What is the standard form of the equation of a circle with a diameter that has endpoints (-8,0) and (4,-8)?
1 Answer
#(x+2)^2 + (y+4)^2 = 52#
Explanation:
since the coords of the endpoints of the diameter are known, the centre of the circle can be calculated using the 'mid-point formula'.The centre being at the mid-point of the diameter.
centre =
#[ 1/2(x_1+x_2) , 1/2(y_1+y_2)]# let
#(x_1 , y_1) = (-8 , 0)#
and#(x_2 , y_2) = (4 , -8 )# hence centre
# = [1/2(-8+4) ,1/2 (0-8 ) ] = ( -2 , -4 ) # and radius is the distance from the centre to one of the end points. To calculate r , use the 'distance formula'.

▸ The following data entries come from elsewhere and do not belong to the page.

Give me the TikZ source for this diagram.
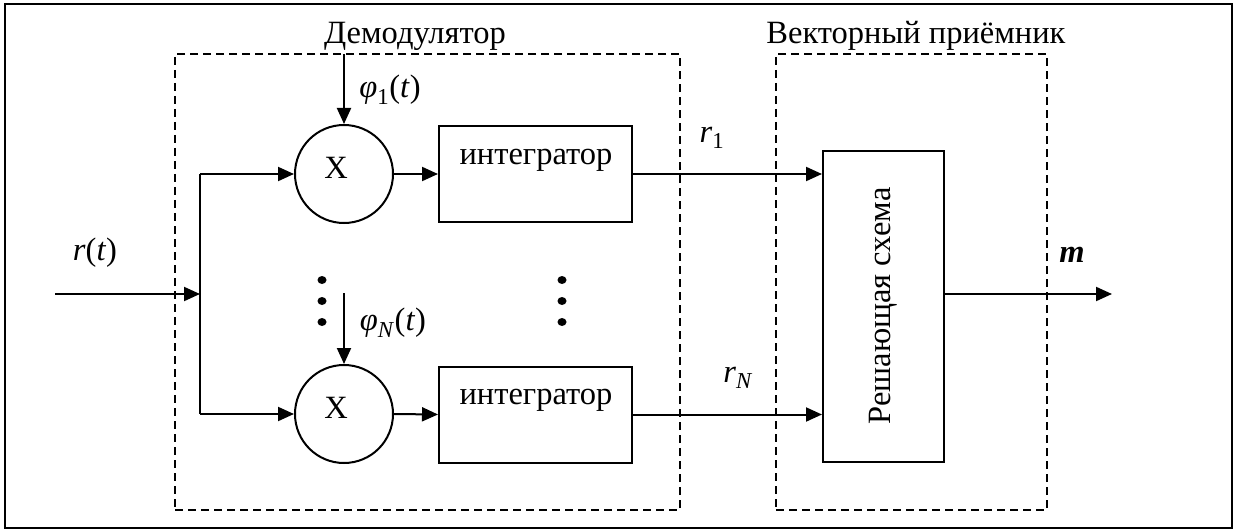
\documentclass[tikz,border=0pt]{standalone}
\usepackage{fontspec}
\setmainfont{Liberation Serif}
\usetikzlibrary{arrows.meta,shapes.geometric}
\begin{document}
\begin{tikzpicture}[x=1pt,y=-1pt,
  line width=2pt,
  font=\fontsize{32.5}{38}\selectfont,
  arr/.style={-{Triangle[length=16pt,width=14pt]}},
  blk/.style={draw,rectangle,minimum width=193pt,minimum height=96pt,inner sep=0pt},
  mult/.style={draw,circle,minimum size=98pt,inner sep=0pt},
  grp/.style={draw,line width=1.6pt,dash pattern=on 8pt off 5pt},
  lbl/.style={inner sep=0pt},
  dot/.style={fill,ellipse,minimum width=9pt,minimum height=8pt,inner sep=0pt}]
\useasboundingbox (0,0) rectangle (1236,532);
\node[draw,line width=1.6pt,minimum width=1227pt,minimum height=524pt,inner sep=0pt] (frame) at (618.5,266) {};
% groups
\node[grp,minimum width=505pt,minimum height=456pt,inner sep=0pt] (demod) at (427.5,282) {};
\node[grp,minimum width=271pt,minimum height=456pt,inner sep=0pt] (vrec) at (911.5,282) {};
\node[lbl] (demodlbl) at (415,36) {Демодулятор};
\node[lbl] (vreclbl) at (916,36) {Векторный приёмник};
% blocks
\node[mult] (m1) at (344,174) {};
\node[mult] (m2) at (344,414) {};
\node[lbl] (x1) at (336,168) {X};
\node[lbl] (x2) at (336,408) {X};
\node[blk] (i1) at (535.5,174) {};
\node[blk] (i2) at (535.5,414.5) {};
\node[lbl] (i1t) at (536,160) {интегратор};
\node[lbl] (i2t) at (536,400) {интегратор};
\node[draw,rectangle,minimum width=121pt,minimum height=311pt,inner sep=0pt] (dec) at (883.5,306.5) {};
\node[lbl,rotate=90] (dectxt) at (883,306) {Решающая схема};
% coordinates
\coordinate (in) at (55,294);
\coordinate (split) at (200,294);
\coordinate (st) at (200,174);
\coordinate (sb) at (200,414);
\coordinate (p1) at (344,54);
\coordinate (p2) at (344,293);
\coordinate (out) at (1112,294);
% connectors
\draw[arr] (in) -- (split);
\draw (st) -- (sb);
\draw[arr] (st) -- (m1.west);
\draw[arr] (sb) -- (m2.west);
\draw[arr] (p1) -- (m1.north);
\draw[arr] (p2) -- (m2.north);
\draw[arr] (m1.east) -- (i1.west);
\draw[arr] (m2.east) -- (i2.west);
\draw[arr] (i1.east) -- (i1.east -| dec.west);
\draw[arr] (i2.east) -- (i2.east -| dec.west);
\draw[arr] (dec.east |- out) -- (out);
% labels
\node[lbl] (rt) at (95,253) {\textit{r}(\textit{t})};
\node[lbl] (phi1) at (390,90) {\textit{φ}\textsubscript{1}(\textit{t})};
\node[lbl] (phiN) at (393,323) {\textit{φ}\textsubscript{\textit{N}}(\textit{t})};
\node[lbl] (r1) at (712,138) {\textit{r}\textsubscript{1}};
\node[lbl] (rN) at (738,378) {\textit{r}\textsubscript{\textit{N}}};
\node[lbl] (m) at (1072,255) {\textbf{\textit{m}}};
% dots
\foreach \yy [count=\k] in {280,301,322} {
  \node[dot] (dl\k) at (322,\yy) {};
  \node[dot] (dr\k) at (562,\yy) {};
}
\end{tikzpicture}
\end{document}
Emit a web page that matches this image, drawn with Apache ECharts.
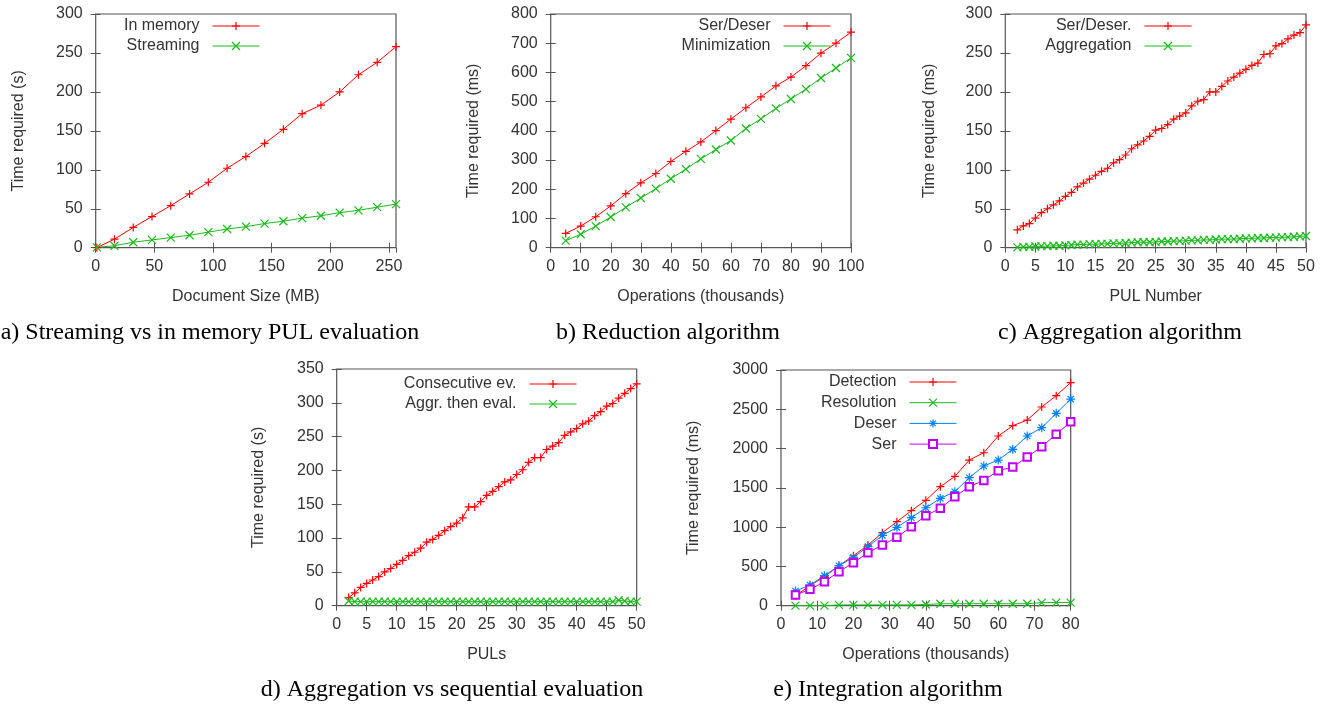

# d = sqrt((x_2 - x_1)^2 + (y_2 - y_1)^2) # let
#(x_1 , y_1 ) = (-2 , -4 )#
and#(x_2 , y_2 ) = (-8 , 0 )# hence r
#= sqrt((-8+2)^2 + (0+4)^2) = sqrt(36+16) = sqrt52 #
centre = (-2 , -4 ) and
the standard form of the equation of a circle is
# (x-a)^2 + (y-b)^2 = r^2 #
where (a , b ) are the coords of centre and r , is radius.
#rArr (x+2)^2 + (y+4)^2 = 52 #